- _MATERIALS PROVIDED_
****************

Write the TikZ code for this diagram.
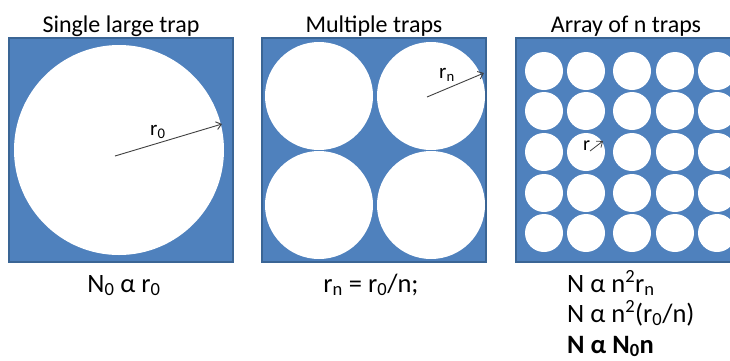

****************

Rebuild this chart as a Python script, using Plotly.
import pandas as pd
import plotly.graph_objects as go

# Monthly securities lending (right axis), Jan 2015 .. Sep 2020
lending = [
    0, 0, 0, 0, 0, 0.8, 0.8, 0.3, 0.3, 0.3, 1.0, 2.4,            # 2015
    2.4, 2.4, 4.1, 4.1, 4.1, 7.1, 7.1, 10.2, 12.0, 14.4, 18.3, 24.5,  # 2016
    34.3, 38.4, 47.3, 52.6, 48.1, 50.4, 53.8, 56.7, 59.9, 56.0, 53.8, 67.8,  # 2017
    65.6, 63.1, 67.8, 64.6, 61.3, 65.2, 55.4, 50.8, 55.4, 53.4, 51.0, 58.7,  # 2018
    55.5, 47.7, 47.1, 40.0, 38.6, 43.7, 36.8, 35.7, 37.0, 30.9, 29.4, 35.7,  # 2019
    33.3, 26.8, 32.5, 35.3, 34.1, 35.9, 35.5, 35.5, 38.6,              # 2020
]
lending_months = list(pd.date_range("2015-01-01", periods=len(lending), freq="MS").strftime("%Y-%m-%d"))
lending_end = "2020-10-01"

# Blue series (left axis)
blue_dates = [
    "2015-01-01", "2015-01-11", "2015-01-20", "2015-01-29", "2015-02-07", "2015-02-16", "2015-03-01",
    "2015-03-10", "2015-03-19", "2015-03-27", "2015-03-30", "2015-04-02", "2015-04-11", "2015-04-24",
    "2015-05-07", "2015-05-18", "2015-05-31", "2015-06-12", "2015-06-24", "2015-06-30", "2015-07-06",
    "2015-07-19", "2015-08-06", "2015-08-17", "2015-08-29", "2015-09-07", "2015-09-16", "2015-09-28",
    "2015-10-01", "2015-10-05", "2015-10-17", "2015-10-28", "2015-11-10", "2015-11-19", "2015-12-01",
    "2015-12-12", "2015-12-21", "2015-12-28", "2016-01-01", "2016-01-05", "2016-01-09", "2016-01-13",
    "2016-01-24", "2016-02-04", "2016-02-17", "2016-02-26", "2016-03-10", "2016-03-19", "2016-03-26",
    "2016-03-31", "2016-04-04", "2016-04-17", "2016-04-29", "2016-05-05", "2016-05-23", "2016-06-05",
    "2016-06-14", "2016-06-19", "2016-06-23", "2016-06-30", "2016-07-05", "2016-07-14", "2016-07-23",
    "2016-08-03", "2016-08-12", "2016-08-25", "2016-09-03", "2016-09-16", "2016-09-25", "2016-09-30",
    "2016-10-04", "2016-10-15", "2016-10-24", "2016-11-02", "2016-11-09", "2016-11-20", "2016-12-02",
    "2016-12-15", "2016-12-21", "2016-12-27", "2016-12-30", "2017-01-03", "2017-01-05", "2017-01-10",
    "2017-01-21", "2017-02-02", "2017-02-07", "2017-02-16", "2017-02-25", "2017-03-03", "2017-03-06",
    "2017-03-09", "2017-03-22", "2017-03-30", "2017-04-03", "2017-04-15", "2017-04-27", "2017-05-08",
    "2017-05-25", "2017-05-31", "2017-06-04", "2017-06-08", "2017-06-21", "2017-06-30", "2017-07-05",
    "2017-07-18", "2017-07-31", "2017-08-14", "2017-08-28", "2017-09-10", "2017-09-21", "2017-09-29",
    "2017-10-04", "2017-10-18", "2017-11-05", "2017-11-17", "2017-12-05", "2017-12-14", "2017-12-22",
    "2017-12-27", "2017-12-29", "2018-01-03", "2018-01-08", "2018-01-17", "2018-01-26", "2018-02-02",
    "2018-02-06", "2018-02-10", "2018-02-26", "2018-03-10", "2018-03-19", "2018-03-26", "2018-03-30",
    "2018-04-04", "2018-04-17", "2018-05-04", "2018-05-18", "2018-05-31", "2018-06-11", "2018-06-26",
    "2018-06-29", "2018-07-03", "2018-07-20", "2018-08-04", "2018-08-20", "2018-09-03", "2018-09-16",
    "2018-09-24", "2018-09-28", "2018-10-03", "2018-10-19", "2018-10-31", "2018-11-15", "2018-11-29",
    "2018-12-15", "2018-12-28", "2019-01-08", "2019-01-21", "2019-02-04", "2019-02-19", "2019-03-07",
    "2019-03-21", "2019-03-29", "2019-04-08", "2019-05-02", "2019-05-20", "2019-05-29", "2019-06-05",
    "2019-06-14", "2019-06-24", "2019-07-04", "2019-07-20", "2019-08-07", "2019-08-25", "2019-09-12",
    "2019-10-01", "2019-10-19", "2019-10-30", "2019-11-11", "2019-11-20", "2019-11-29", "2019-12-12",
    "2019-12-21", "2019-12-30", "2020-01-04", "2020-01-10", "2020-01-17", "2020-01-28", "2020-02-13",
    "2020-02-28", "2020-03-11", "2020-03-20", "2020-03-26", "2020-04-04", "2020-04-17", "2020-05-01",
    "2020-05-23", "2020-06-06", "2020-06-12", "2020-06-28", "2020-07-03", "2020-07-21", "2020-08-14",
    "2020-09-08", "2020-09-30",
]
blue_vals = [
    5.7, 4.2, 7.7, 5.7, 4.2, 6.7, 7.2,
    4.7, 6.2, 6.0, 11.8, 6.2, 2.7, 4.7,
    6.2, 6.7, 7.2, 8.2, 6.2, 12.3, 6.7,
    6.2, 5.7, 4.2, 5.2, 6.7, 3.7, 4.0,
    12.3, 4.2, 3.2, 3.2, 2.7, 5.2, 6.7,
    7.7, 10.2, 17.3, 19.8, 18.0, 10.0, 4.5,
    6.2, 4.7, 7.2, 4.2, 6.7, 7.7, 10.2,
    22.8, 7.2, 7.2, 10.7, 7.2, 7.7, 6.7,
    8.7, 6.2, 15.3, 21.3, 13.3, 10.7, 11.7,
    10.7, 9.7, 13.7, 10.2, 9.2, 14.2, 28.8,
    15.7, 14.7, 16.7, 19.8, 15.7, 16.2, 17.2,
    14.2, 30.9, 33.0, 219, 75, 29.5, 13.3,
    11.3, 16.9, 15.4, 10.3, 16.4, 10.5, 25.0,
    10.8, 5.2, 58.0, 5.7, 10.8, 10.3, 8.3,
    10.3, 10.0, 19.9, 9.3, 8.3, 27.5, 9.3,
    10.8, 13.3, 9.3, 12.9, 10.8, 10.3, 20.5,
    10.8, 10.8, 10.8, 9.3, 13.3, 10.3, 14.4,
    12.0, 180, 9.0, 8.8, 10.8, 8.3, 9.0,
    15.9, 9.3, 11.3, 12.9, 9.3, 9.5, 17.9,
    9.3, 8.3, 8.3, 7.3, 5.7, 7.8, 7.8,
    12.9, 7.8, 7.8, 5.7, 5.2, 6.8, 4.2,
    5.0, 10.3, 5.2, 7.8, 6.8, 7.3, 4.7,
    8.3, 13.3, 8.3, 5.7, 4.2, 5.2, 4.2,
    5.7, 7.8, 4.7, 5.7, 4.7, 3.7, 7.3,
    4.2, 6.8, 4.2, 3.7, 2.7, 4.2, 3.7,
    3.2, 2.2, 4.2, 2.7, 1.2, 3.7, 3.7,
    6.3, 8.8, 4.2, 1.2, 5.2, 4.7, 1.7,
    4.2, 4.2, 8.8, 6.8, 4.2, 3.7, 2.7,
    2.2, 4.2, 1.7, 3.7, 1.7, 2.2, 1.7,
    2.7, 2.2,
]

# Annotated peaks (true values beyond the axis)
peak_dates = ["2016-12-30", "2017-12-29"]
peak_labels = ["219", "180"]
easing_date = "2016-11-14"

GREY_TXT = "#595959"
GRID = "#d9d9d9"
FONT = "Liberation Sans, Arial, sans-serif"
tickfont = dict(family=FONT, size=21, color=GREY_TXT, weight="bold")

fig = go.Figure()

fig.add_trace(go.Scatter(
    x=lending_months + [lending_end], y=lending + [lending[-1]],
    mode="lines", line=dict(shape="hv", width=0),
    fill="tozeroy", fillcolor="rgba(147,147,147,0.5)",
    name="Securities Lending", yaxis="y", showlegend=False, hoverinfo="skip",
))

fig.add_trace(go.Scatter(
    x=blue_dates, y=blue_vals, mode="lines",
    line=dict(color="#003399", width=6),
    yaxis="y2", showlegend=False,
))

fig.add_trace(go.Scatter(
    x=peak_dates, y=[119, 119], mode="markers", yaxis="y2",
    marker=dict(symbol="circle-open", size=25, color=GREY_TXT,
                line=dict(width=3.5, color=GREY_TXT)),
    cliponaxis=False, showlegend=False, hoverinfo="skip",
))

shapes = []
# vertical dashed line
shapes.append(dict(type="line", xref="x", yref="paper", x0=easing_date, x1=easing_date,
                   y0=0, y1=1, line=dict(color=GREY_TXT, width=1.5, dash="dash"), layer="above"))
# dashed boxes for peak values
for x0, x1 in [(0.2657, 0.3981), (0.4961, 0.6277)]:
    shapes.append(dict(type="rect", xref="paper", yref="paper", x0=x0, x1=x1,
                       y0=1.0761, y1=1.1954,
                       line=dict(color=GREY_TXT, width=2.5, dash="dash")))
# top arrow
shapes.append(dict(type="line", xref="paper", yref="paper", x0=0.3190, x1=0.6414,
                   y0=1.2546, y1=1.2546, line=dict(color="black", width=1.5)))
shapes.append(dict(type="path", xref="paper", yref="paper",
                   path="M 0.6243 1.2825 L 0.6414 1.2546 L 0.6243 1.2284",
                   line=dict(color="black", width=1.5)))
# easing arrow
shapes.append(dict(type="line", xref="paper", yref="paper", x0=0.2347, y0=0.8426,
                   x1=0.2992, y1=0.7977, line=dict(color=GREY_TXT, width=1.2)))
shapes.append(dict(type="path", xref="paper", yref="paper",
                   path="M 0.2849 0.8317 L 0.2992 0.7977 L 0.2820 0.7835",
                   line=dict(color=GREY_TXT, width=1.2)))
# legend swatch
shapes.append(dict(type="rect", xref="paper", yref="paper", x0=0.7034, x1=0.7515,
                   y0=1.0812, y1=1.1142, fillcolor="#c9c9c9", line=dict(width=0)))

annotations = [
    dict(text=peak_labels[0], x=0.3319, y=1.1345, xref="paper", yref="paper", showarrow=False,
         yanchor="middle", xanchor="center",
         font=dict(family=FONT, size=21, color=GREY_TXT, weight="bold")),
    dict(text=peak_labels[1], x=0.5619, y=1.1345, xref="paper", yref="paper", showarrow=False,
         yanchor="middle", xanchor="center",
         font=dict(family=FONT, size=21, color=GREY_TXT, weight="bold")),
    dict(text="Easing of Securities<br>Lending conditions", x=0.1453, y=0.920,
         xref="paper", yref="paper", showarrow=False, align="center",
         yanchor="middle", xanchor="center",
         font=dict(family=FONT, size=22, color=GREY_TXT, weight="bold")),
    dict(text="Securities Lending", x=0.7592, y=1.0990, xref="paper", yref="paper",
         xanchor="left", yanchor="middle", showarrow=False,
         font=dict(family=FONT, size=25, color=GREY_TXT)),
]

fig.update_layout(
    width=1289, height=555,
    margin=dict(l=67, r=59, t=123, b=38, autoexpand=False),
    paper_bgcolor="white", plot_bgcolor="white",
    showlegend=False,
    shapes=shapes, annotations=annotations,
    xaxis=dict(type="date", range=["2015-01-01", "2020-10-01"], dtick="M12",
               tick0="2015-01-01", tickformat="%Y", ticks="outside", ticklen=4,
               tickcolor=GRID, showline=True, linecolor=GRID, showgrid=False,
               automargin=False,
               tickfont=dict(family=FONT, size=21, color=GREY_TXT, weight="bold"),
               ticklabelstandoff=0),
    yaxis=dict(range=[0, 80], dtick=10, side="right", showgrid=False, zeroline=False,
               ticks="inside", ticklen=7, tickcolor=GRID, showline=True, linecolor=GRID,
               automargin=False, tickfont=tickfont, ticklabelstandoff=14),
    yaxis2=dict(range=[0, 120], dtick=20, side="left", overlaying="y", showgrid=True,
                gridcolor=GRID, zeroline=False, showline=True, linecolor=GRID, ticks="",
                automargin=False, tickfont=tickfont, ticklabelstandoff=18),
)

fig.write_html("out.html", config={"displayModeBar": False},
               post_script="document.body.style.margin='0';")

****************

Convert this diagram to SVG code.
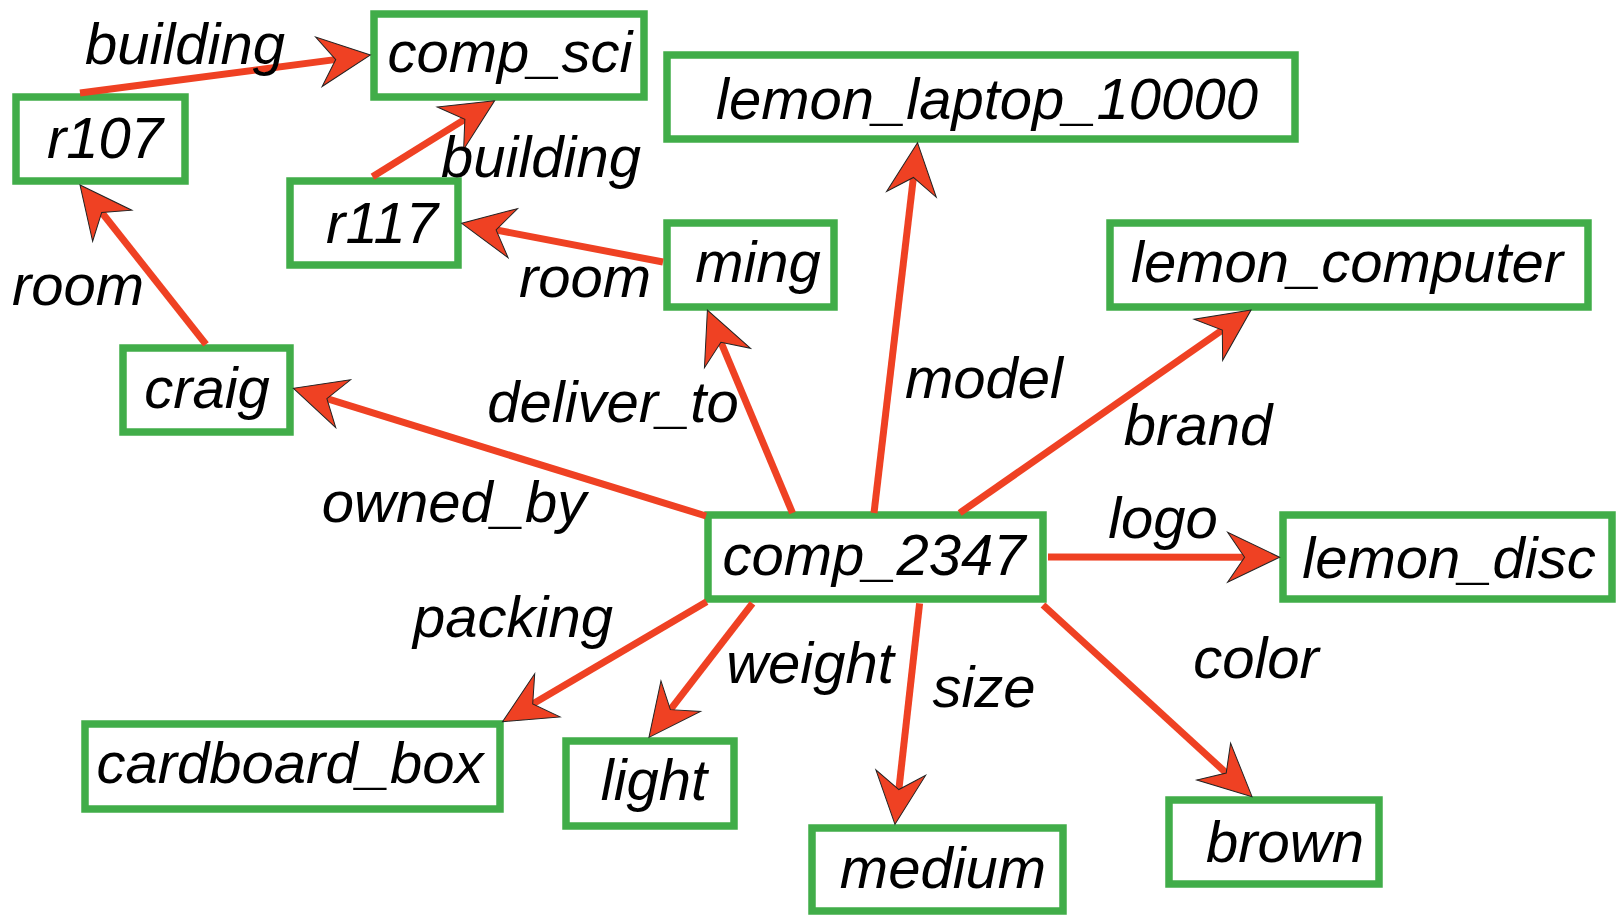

****************

- _STATED GOAL_
Only the lines from the one containing "Rebuild this chart" through the one containing "import plotly.graph_objects as go" are to be reproduced, exactly as they appear.

- _RESULT OF THE TASK_
Rebuild this chart as a Python script, using Plotly.
import pandas as pd
import plotly.graph_objects as go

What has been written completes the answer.